As I've mentioned, it is ad suppression. It is content on block. When you start to be more general about that and most of the incentives that we have are virtual game points and things of that nature. As it spreads out and becomes more mainstream, it is going to be recognized as the only reliable way to drive long-form video views on the internet.
What specifically is the incentive – pun sort of intended – for publishers to accept incentive-based ad impressions? Can it deliver higher yield?
There is no doubt about it. It provides much, much better returns and much more reliable returns for advertisers can display. The publishers we work for will have very high net effective CPM's. They are getting paid on a cost per view so effective that they can actually have one view cancel all their display ads for a particular user for 24 hours and still make much more money.
In discussing the list of major publishers earlier, you essentially defined premium is also a moving target and that you tended not to work with them.

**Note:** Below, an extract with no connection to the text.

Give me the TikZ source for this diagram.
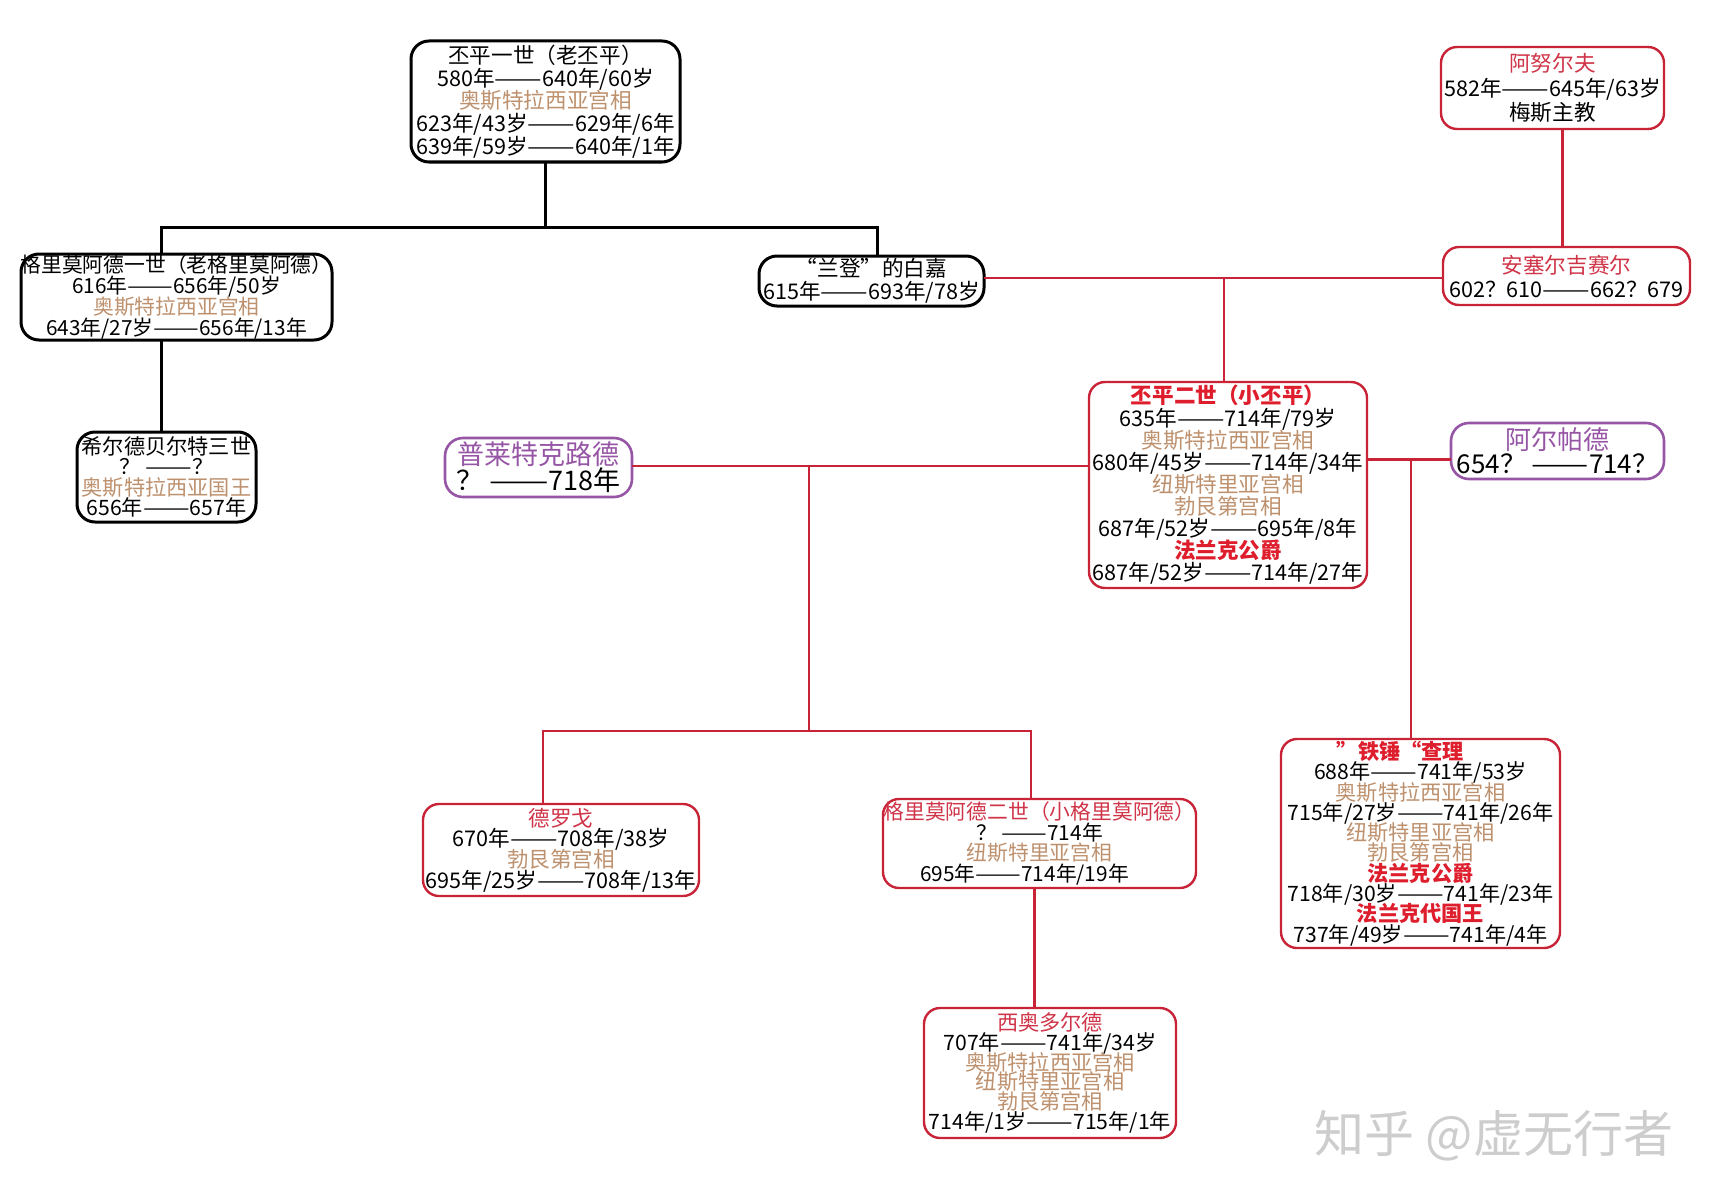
\documentclass[tikz,border=0pt]{standalone}
\usepackage{fontspec}
\setmainfont{Noto Sans CJK SC}
\definecolor{boxred}{RGB}{200,35,55}
\definecolor{titred}{RGB}{208,52,72}
\definecolor{boldred}{RGB}{222,30,45}
\definecolor{tanc}{RGB}{190,145,110}
\definecolor{purp}{RGB}{150,85,165}
\definecolor{wmc}{RGB}{205,205,205}
\newcommand\fz[2]{\fontsize{#1}{#2}\selectfont\lineskiplimit=-100pt\lineskip=0pt}
\newcommand\tanx[1]{\textcolor{tanc}{#1}}
\newcommand\redt[1]{\textcolor{titred}{#1}}
\newcommand\redb[1]{\textcolor{boldred}{\bfseries #1}}
\newcommand\purx[1]{\textcolor{purp}{#1}}
\newcommand\dd{\resizebox{2.2em}{\height}{——}}
\begin{document}
\begin{tikzpicture}[x=0.5pt,y=-0.5pt,
  boxbase/.style={rounded corners=8pt, inner sep=0pt, outer sep=0pt, fill=white},
  bbox/.style={boxbase, draw=black, line width=1.5pt, rounded corners=9pt},
  rbox/.style={boxbase, draw=boxred, line width=1.2pt},
  pbox/.style={boxbase, draw=purp, line width=1.3pt, rounded corners=9pt},
  txt/.style={align=center, inner sep=0pt},
  bline/.style={draw=black, line width=1.5pt},
  rline/.style={draw=boxred, line width=1.2pt}]
\useasboundingbox (0,0) rectangle (1724,1204);
\fill[white] (0,0) rectangle (1724,1204);

% boxes
\node[bbox, minimum width=134.5pt, minimum height=60.5pt] (p1) at (545.5,101.5) {};
\node[txt, font=\fz{10.8}{11.3}] (p1t) at (p1.center) {丕平一世（老丕平）\\580年\dd640年/60岁\\\tanx{奥斯特拉西亚宫相}\\623年/43岁\dd629年/6年\\639年/59岁\dd640年/1年};

\node[rbox, minimum width=111.5pt, minimum height=41pt] (arn) at (1552.5,88) {};
\node[txt, font=\fz{10.8}{12.4}] (arnt) at (arn.center) {\redt{阿努尔夫}\\582年\dd645年/63岁\\梅斯主教};

\node[bbox, minimum width=155.5pt, minimum height=43pt] (g1) at (176.5,297) {};
\node[txt, font=\fz{10.4}{10.4}] (g1t) at (g1.center) {格里莫阿德一世（老格里莫阿德）\\616年\dd656年/50岁\\\tanx{奥斯特拉西亚宫相}\\643年/27岁\dd656年/13年};

\node[bbox, minimum width=112.5pt, minimum height=25pt] (bg) at (871.5,281) {};
\node[txt, font=\fz{10.8}{11.5}] (bgt) at (bg.center) {“兰登”的白嘉\\615年\dd693年/78岁};

\node[rbox, minimum width=123.5pt, minimum height=29pt] (an) at (1566.5,276) {};
\node[txt, font=\fz{10.8}{12}] (ant) at (an.center) {\redt{安塞尔吉赛尔}\\602？610\dd662？679};

\node[bbox, minimum width=89.5pt, minimum height=45pt] (h3) at (166.5,477) {};
\node[txt, font=\fz{10.6}{10.3}] (h3t) at (h3.center) {希尔德贝尔特三世\\？ \dd？\\\tanx{奥斯特拉西亚国王}\\656年\dd657年};

\node[pbox, minimum width=93.5pt, minimum height=29.5pt] (pl) at (538.5,467.5) {};
\node[txt, font=\fz{13.5}{13}] (plt) at (pl.center) {\purx{普莱特克路德}\\？ \dd718年};

\node[rbox, minimum width=139pt, minimum height=103pt] (p2) at (1228,485) {};
\node[txt, font=\fz{10.8}{11.05}] (p2t) at (p2.center) {\redb{丕平二世（小丕平）}\\635年\dd714年/79岁\\\tanx{奥斯特拉西亚宫相}\\680年/45岁\dd714年/34年\\\tanx{纽斯特里亚宫相}\\\tanx{勃艮第宫相}\\687年/52岁\dd695年/8年\\\redb{法兰克公爵}\\687年/52岁\dd714年/27年};

\node[pbox, minimum width=106.5pt, minimum height=28pt] (al) at (1557.5,451) {};
\node[txt, font=\fz{13}{12}] (alt) at (al.center) {\purx{阿尔帕德}\\654？ \dd714？};

\node[rbox, minimum width=138pt, minimum height=46pt] (dr) at (561,850) {};
\node[txt, font=\fz{10.8}{10.3}] (drt) at (dr.center) {\redt{德罗戈}\\670年\dd708年/38岁\\\tanx{勃艮第宫相}\\695年/25岁\dd708年/13年};

\node[rbox, minimum width=156.5pt, minimum height=44.5pt] (g2) at (1039.5,843.5) {};
\node[txt, font=\fz{10.4}{10.3}] (g2t) at (g2.center) {\redt{格里莫阿德二世（小格里莫阿德）}\\？ \dd714年\hspace*{28pt}\\\tanx{纽斯特里亚宫相}\hspace*{27pt}\\695年\dd714年/19年\hspace*{15pt}};

\node[rbox, minimum width=139.5pt, minimum height=104.5pt] (ch) at (1420.5,843.5) {};
\node[txt, font=\fz{10.6}{10.15}] (cht) at (ch.center) {\redb{”铁锤“查理}\hspace*{20pt}\\688年\dd741年/53岁\hspace*{7pt}\\\tanx{奥斯特拉西亚宫相}\hspace*{7pt}\\715年/27岁\dd741年/26年\\\tanx{纽斯特里亚宫相}\hspace*{7pt}\\\tanx{勃艮第宫相}\hspace*{9pt}\\\redb{法兰克公爵}\hspace*{7pt}\\718年/30岁\dd741年/23年\\\redb{法兰克代国王}\hspace*{7pt}\\737年/49岁\dd741年/4年};

\node[rbox, minimum width=126pt, minimum height=65pt] (th) at (1050,1073) {};
\node[txt, font=\fz{10.6}{9.9}] (tht) at (th.center) {\redt{西奥多尔德}\\707年\dd741年/34岁\\\tanx{奥斯特拉西亚宫相}\\\tanx{纽斯特里亚宫相}\\\tanx{勃艮第宫相}\\714年/1岁\dd715年/1年};

% watermark
\node[font=\fz{25}{25}, text=wmc, inner sep=0pt] (wmk) at (1494,1136) {知乎 @虚无行者};

% black connectors
\coordinate (j1) at (545.5,227.6);
\coordinate (jl) at (161.6,227.6);
\coordinate (jr) at (877.4,227.6);
\draw[bline] (p1.south) -- (j1);
\draw[bline] (jl |- g1.north) -- (jl) -- (jr) -- (jr |- bg.north);
\draw[bline] (jl |- g1.south) -- (jl |- h3.north);

% red connectors
\coordinate (ja) at (1562.4,0);
\draw[rline] (ja |- arn.south) -- (ja |- an.north);
\coordinate (jb) at (1223.7,278);
\draw[rline] (bg.east |- jb) -- (an.west |- jb);
\draw[rline] (jb) -- (jb |- p2.north);
\coordinate (jc) at (809,466);
\coordinate (jd) at (809,731);
\coordinate (je) at (543,731);
\coordinate (jf) at (1031,731);
\draw[rline] (pl.east |- jc) -- (p2.west |- jc);
\draw[rline] (jc) -- (jd);
\draw[rline] (je |- dr.north) -- (je) -- (jf) -- (jf |- g2.north);
\coordinate (jg) at (1410.7,459.6);
\draw[rline] (p2.east |- jg) -- (al.west |- jg);
\draw[rline] (jg) -- (jg |- ch.north);
\coordinate (jh) at (1034.6,0);
\draw[rline] (jh |- g2.south) -- (jh |- th.north);
\end{tikzpicture}
\end{document}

What kind of clients work best for Jun Group? Is there a certain size of publisher? Does it depend on the kind of content and category they operate in?
We are only interested in the brand safe publishers, so that is the cut off. Within “brand safe environments,” you have all kinds of things we can work with, because a good 50 percent of our business now is mobile. Next year we see it becoming 70- or 80 percent of our business.
We are working with lots of different mobile applications of every stripe. It's everything from texting apps to map apps, recipe apps, certainly social games are a big part of our future. We are working currently with a lot of entertainment sites, content sites, editorial sites. Lots of different publishers are getting involved in this. We are happy to use smaller ones. A lot of our traffic comes from the biggest and the best. I think that is pretty much going to be the story in terms of size. You will always get a large portion of your traffic from the big players and then the quote unquote "long tail" will fill that in. To us, that is totally fine as long as they are brand safe and above board.